China-Myanmar Relationship: Some Background Information:
For Myanmar, China has been its most important neighbour. China and Myanmar share 2227 kilometres of border, which makes the border with China, the longest border in Myanmar. Political relations remain strong for Myanmar as Myanmar was the first country that acknowledged the independence of China. This political relation was strengthened in 1954 when the People’s Republic of China and Burma signed a joint declaration on the Five Principles of Peaceful Coexistence. These five principles are (1) mutual respect for sovereignty and territorial integrity, (2) mutual non-aggression, (3) non-interference in each other’s internal affairs, (4) equality and mutual benefit, and (5) peaceful coexistence in developing diplomatic relations and economic and cultural exchanges.
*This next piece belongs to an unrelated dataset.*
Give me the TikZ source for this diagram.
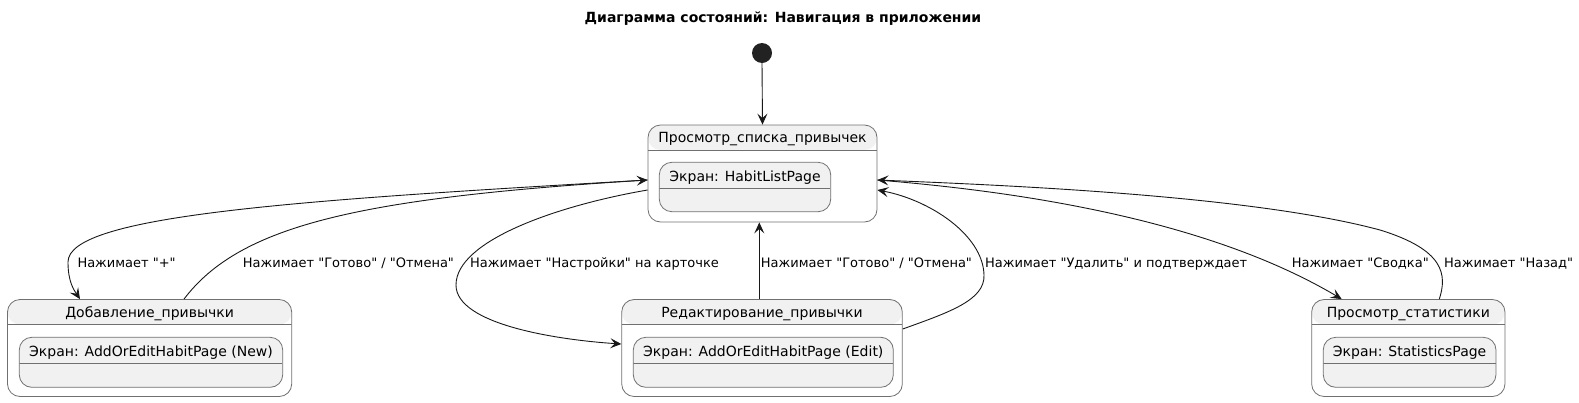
\documentclass[tikz,border=0pt]{standalone}
\usepackage{fontspec}
\setmainfont{DejaVu Sans}[Ligatures=TeXOff]
\usetikzlibrary{arrows.meta}
\definecolor{lineclr}{HTML}{181818}
\definecolor{boxclr}{HTML}{707070}
\definecolor{stategray}{HTML}{F1F1F1}
\definecolor{dotclr}{HTML}{222222}
\tikzset{
  stateouter/.style={draw=boxclr, line width=0.8pt, rounded corners=12.5pt, fill=white, inner sep=0pt,
    path picture={
      \fill[stategray] (path picture bounding box.north west) rectangle ([yshift=-25pt]path picture bounding box.north east);
      \draw[boxclr, line width=0.8pt] ([yshift=-25pt]path picture bounding box.north west) -- ([yshift=-25pt]path picture bounding box.north east);
    }},
  stateinner/.style={draw=boxclr, line width=0.8pt, rounded corners=12.5pt, fill=stategray, inner sep=0pt,
    path picture={
      \draw[boxclr, line width=0.8pt] ([yshift=-26pt]path picture bounding box.north west) -- ([yshift=-26pt]path picture bounding box.north east);
    }},
  stname/.style={anchor=base, inner sep=0pt, font=\fontsize{14pt}{16pt}\selectfont},
  elabel/.style={anchor=base west, inner sep=0pt, font=\fontsize{13pt}{15pt}\selectfont},
  arr/.style={draw=lineclr, line width=0.9pt, -{Stealth[length=11pt,width=10pt,inset=4.5pt]}},
}
\begin{document}
\begin{tikzpicture}[x=1pt, y=-1pt]
\useasboundingbox (0,0) rectangle (1579,402);

\node[anchor=base, inner sep=0pt, font=\fontsize{14pt}{16pt}\selectfont\bfseries] (title) at (783,22.7) {Диаграмма состояний: Навигация в приложении};

\node[circle, fill=dotclr, minimum size=20pt, inner sep=0pt] (init) at (762,53) {};

% states
\node[stateouter, minimum width=229pt, minimum height=97pt] (list) at (762.5,173.5) {};
\node[stateinner, minimum width=171.4pt, minimum height=49.4pt] (listI) at (745,187) {};
\node[stname] (listT) at (762.5,142.5) {Просмотр\_списка\_привычек};
\node[stname] (listIT) at (745,181.7) {Экран: HabitListPage};

\node[stateouter, minimum width=284.2pt, minimum height=97pt] (add) at (149.6,348) {};
\node[stateinner, minimum width=263.4pt, minimum height=50pt] (addI) at (151,362.3) {};
\node[stname] (addT) at (149.6,317.3) {Добавление\_привычки};
\node[stname] (addIT) at (151,356.7) {Экран: AddOrEditHabitPage (New)};

\node[stateouter, minimum width=280.6pt, minimum height=97pt] (edit) at (762,348) {};
\node[stateinner, minimum width=260pt, minimum height=50pt] (editI) at (763.3,362.3) {};
\node[stname] (editT) at (762,317.3) {Редактирование\_привычки};
\node[stname] (editIT) at (763.3,356.7) {Экран: AddOrEditHabitPage (Edit)};

\node[stateouter, minimum width=193.3pt, minimum height=97pt] (stat) at (1408.3,348) {};
\node[stateinner, minimum width=172.7pt, minimum height=50pt] (statI) at (1409.6,362.3) {};
\node[stname] (statT) at (1408.3,317.3) {Просмотр\_статистики};
\node[stname] (statIT) at (1409.6,356.7) {Экран: StatisticsPage};

% edges
\draw[arr] (init.south) -- (list.north);

\draw[arr] ([yshift=-6.5pt]list.west) .. controls (300,200) and (68,215) .. (68,262)
  .. controls (68,282) and (74,290) .. ([xshift=-69.6pt]add.north);

\draw[arr] ([xshift=34.4pt]add.north) .. controls (240,225) and (360,198) .. ([yshift=-6.5pt]list.west);

\draw[arr] ([yshift=-16.5pt]list.west) .. controls (560,205) and (456,240) .. (456,285)
  .. controls (456,325) and (560,340) .. ([yshift=4pt]edit.west);

\draw[arr] ([xshift=-2.7pt]edit.north) -- ([xshift=-3.2pt]list.south);

\draw[arr] ([yshift=19pt]edit.east) .. controls (950,312) and (985,300) .. (984,275)
  .. controls (983,235) and (930,200) .. ([yshift=-16.5pt]list.east);

\draw[arr] ([yshift=-6.5pt]list.east) .. controls (1000,190) and (1200,215) .. ([xshift=-66.6pt]stat.north);

\draw[arr] ([xshift=31pt]stat.north) .. controls (1447,275) and (1445,250) .. (1380,230)
  .. controls (1250,195) and (1000,185) .. ([yshift=-6.5pt]list.east);

% labels
\node[elabel] (l1) at (77.3,267.3) {Нажимает "+"};
\node[elabel] (l2) at (242.7,267.3) {Нажимает "Готово" / "Отмена"};
\node[elabel] (l3) at (470,267.3) {Нажимает "Настройки" на карточке};
\node[elabel] (l4) at (760.7,267.3) {Нажимает "Готово" / "Отмена"};
\node[elabel] (l5) at (985,267.3) {Нажимает "Удалить" и подтверждает};
\node[elabel] (l6) at (1291.7,267.3) {Нажимает "Сводка"};
\node[elabel] (l7) at (1444,267.3) {Нажимает "Назад"};
\end{tikzpicture}
\end{document}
Just as the China-North Korea relation, China plays its role as a big brother for Myanmar, where China has been so long providing Myanmar with development and security aid. China has been the protector for Myanmar’s generals to secure their power. In the economic sector, China is one of the most important trading partners for Myanmar. Currently, China is Myanmar’s third largest trading partner and investor after Singapore and Myanmar. Up to January 2010, China has invested $1.848 billion in Myanmar, or 11.5 percent of Myanmar’s total foreign direct investment.
Meanwhile, for China the relations with Myanmar are closely related to several issues. The first is about the human security in the line of Myanmar’s border with China. Since both of the countries share a long border, the instability of Myanmar will directly impact China, at least the southern part of China. The impact of this vulnerability became obvious when the Myanmar army attacked rebels from the ethically Chinese Kokang minority group in August 2009. This attack forced more than 37,000 refugees to flood into China’s Yunnan province and prompting a rare admonishment from Beijing. 
In the economic sector trade plays an important role for shaping the relationship. Besides providing a market for China’s product, Myanmar also provides special access route for China to reshape the ancient ‘Silk Road’ to link its trade with countries like Bangladesh and India and Western Asia. This route will enable China to distribute its manufactured product in a cheaper way.